The rationalist–constructivist debate is an ontological debate within international relations theory between rationalism and constructivism. In a 1998 article, Christian Reus-Smit and Richard Price suggested that the rationalist–constructivist debate was, or was about to become, the most significant in the discipline of international relations theory. The debate can be seen as to be centered on preference formation, with rationalist theories (such as neorealism) characterising changes in terms of shifts in capabilities, whereas constructivists focus on preference formation.

==Rationalism==
Rationalists subscribe to positivism, the idea that scientific enquiry must rely upon empirical validation or falsification. Rationalist theories such as neorealism and neoliberalism also have exogeneously given preferences such as can be seen in Kenneth Waltz's Theory of International Politics, where anarchy is a structural constraint on state behavior.

==Constructivism==
Constructivists have been seen to challenge the assumptions of rationalism in arguing that the social world is constructed. They emphasize the importance of norms and ideas in international relations.

==Bridging the divide==
Zehfuss argues that it is wrong to characterise the dialogue between the two theories as a debate due to the lack of debate between them in key international relations journals. Leading rationalist James Fearon and leading constructivist Alexander Wendt argued in an article in 2002 that some form of synthesis between the two theories is possible, and that the two perspectives should have been seen primarily as methodological tools rather than diametrically opposed ontologies.

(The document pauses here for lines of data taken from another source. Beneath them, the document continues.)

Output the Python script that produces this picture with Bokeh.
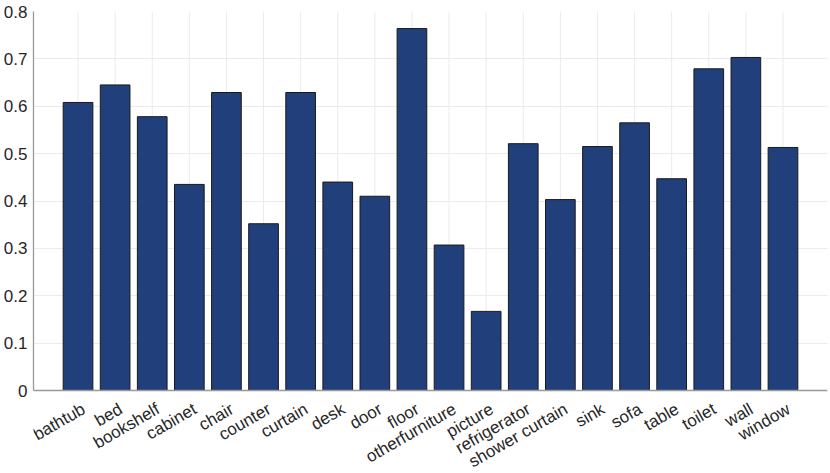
from bokeh.plotting import figure
from bokeh.models import FactorRange, Range1d, FixedTicker, ColumnDataSource, Span
from bokeh.embed import file_html
from bokeh.resources import INLINE
from bokeh.core.properties import value

categories = ["bathtub", "bed", "bookshelf", "cabinet", "chair", "counter", "curtain",
              "desk", "door", "floor", "otherfurniture", "picture", "refrigerator",
              "shower curtain", "sink", "sofa", "table", "toilet", "wall", "window"]
values = [0.608, 0.645, 0.578, 0.435, 0.629, 0.352, 0.629, 0.440, 0.410, 0.764,
          0.307, 0.167, 0.521, 0.403, 0.515, 0.565, 0.447, 0.679, 0.703, 0.513]
y_ticks = [0, 0.1, 0.2, 0.3, 0.4, 0.5, 0.6, 0.7, 0.8]
y_min, y_max = 0.0, 0.8

n = len(categories)
src = ColumnDataSource(data=dict(cat=categories, val=values,
                                 base=[y_min] * n, top=[y_max] * n))

# frame extends below y=0 so the rotated category labels can be drawn inside it
frame_h = 473 - 11 - 3
px_per_unit = (390 - 11) / (y_max - y_min)
y_lo = y_max - frame_h / px_per_unit

p = figure(width=830, height=473, output_backend="svg", toolbar_location=None,
           x_range=FactorRange(factors=categories, range_padding=0.07, range_padding_units="percent"),
           y_range=Range1d(y_lo, y_max), x_axis_location=None,
           min_border_left=32, min_border_right=3, min_border_top=11, min_border_bottom=3)
p.outline_line_color = None
p.xgrid.grid_line_color = None

# vertical grid lines at each category, limited to the data area
p.segment(x0="cat", y0="base", x1="cat", y1="top", source=src,
          line_color="#ebebeb", line_width=1)

p.vbar(x="cat", top="val", bottom="base", width=0.8, source=src,
       fill_color="#213f7a", line_color="#1a1a1a", line_width=1)

# x axis line at y = 0
p.add_layout(Span(location=y_min, dimension="width", line_color="#999999", line_width=1.3))

# category labels, rotated 30 degrees
p.text(x="cat", y="base", text="cat", source=src, angle=30, angle_units="deg",
       text_align="right", text_baseline="top", x_offset=1, y_offset=9,
       text_font=value("Liberation Sans"), text_font_size="17px", text_color="#262626")

yax = p.yaxis[0]
yax.ticker = FixedTicker(ticks=y_ticks)
yax.bounds = (y_min, y_max)
yax.major_label_overrides = {0: "0"}
yax.axis_line_color = "#999999"
yax.axis_line_width = 1.3
yax.major_tick_line_color = None
yax.minor_tick_line_color = None
yax.major_tick_out = 0
yax.major_tick_in = 0
yax.major_label_text_font = "Liberation Sans"
yax.major_label_text_font_size = "17px"
yax.major_label_text_color = "#262626"
yax.major_label_standoff = 6

p.ygrid.grid_line_color = "#ebebeb"

open("out.html", "w").write(file_html(p, INLINE))
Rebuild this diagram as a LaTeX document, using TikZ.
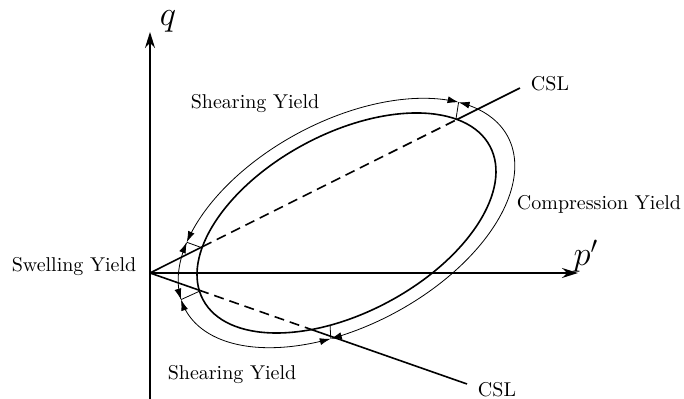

Meanwhile, political economist Robyn Klingler-Vidra further substantiated the debate in her book addressing that contextualism and rationality are often construed as diametric opposites. The phrase contextual rationality means that policymakers are rational in that they have excellent computational ability and that their preferences are rooted in their normative context. Norms and identities – the key arenas for constructivist study – are not rational, and as such, are left out of rationalist models and arguments. Mainstream economic models depicts actors as rational, meaning that actors have “impressively clear and voluminous,” if not absolutely complete, knowledge; the rational actor exhibits a well-organized and stable system of preferences; and possesses a strong computational skill (Herbert Simon 1955, 99). When the rational man learns, makes optimal choices according to a cost-benefit analysis that maximizes utility by minimizing risk.

On the other hand, scholarship that examines context, such as norms, culture, and institutions, as the core analytical object seeks to explain why locales pursue often idiosyncratic actions. Explanations emanating from context as the analytical inroads, reveal variance, diversity, and specificity through qualitative research methods. To illustrate, Context-specific explanations, as one would expect, repudiate the idea that rational actor models could account for the variety of preferences caused by distinct (local) experiences.

Contextual rationality is an alternative depiction of rationality. Psychology and behavioural economics notion of “bounded rationality”posit that rationality is limited or incomplete, as actors’ learning and decision-making processes are abbreviated by their cognitive biases. More than the delimiting of rationality due to incomplete information; cognitive psychology research by scholars such as Danny Kahneman and Amos Tversky, show that actors rely on cognitive shortcuts to learn and to make decisions, and these shortcuts help them to skirt the rational analytical process. Such cognitive heuristics make learning and decision making “easier.” Cognitive biases point actors toward studying and replicating models that are representative and available, and being “anchored” by models. The starting information—the anchor—exerts drag on actors' ability or desire to act in too different in a manner than they observe.

Different than traditional accounts of rationality or bounded rationality, contextual rationality bridges the constructivist-rationalist divide by contending that actors are rational; they are computationally able to process information, they access large swathes of information and their system of preferences is consistent and stable. At the same time, their computations are context-based because preferences are derived from norms that inform how the actors see themselves (their “identity”). Contextually rooted appropriateness, not technical efficiency, underpins the cost-benefit calculations performed in the learning process. Norms do more than constrain behaviors expected by rational actor models, or subvert otherwise robotic decision-making processes; norms are the bedrock for identity, and as such, preferences that inform rationality. With contextual rationality as the basis, we can better learn, and design, policies and systems that can build on local context.